ANALYST TAKE: “Markets still see a greater than 90 percent chance the Fed will raise rates at the next meeting,” said Neil Wilson, senior market analyst at ETX Capital. “With tax reform now on the table we have to also assume that policymakers will start to factor that in to their projections— something they have pointedly refused to do so far — and that could lift expectations for hikes in 2018.”
CURRENCIES: Currency markets don’t appear to have got too excited by the figures. The euro was up 0.1 percent at $1.1667 while the dollar fell 0.3 percent to 113.80 yen.
FED CHIEF: President Donald Trump chose Fed Governor Powell to lead the Federal Reserve after current Chair Janet Yellen’s term ends in February. Powell, a policymaker at the U.S. central bank since 2012, is expected to follow Yellen’s cautious approach to raising interest rates. His selection wasn’t a surprise for Wall Street, which had him as the front-runner.
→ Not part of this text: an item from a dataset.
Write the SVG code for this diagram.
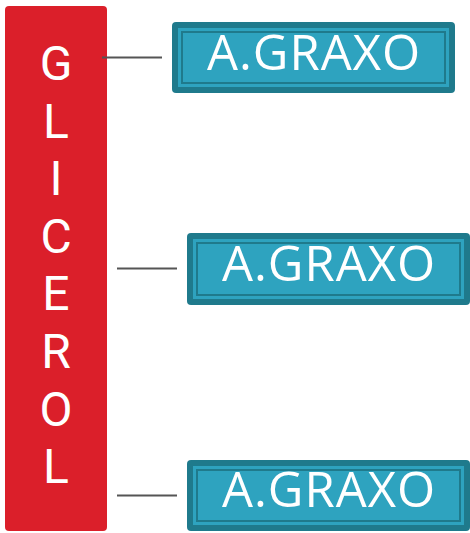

TAX PLAN: Markets are assessing the $1.5 trillion tax cut plan unveiled by U.S. House Republicans. Under the plan, corporate rates will be cut, personal rates for most Americans will be lowered and some prized deductions will be reduced or eliminated. Attention was also turning to the latest U.S. payroll and unemployment data due out later in the day and its implications for the Fed’s interest rate policy.
CHINA DATA: The country’s service sector showed lackluster expansion last month, according to the latest Caixin purchasing managers’ index, which rose from a 21-month low but remained weaker than average. Caixin’s composite index covering both services and manufacturing fell to its lowest since July 2016. The figures add to concerns about slowing growth in the world’s No. 2 economy.
ASIA’S DAY: Hong Kong’s benchmark Hang Seng index rose 0.3 percent to finish at 28,603.61 while the Shanghai Composite in mainland China lost 0.3 percent to 3,371.74. South Korea’s Kospi gained 0.5 percent to 2,557.97 and Australia’s S&P/ASX 200 advanced 0.5 percent to 5,959.90. Southeast Asian benchmarks were mostly lower but Taiwan’s index rose. Japan markets were shut for a holiday, which thinned Asian trading volumes.
ENERGY: Oil futures extended gains. U.S. benchmark crude oil rose 15 cents to $54.69 while Brent crude, the standard for international oil prices, was up 19 cents to $60.81 a barrel in London.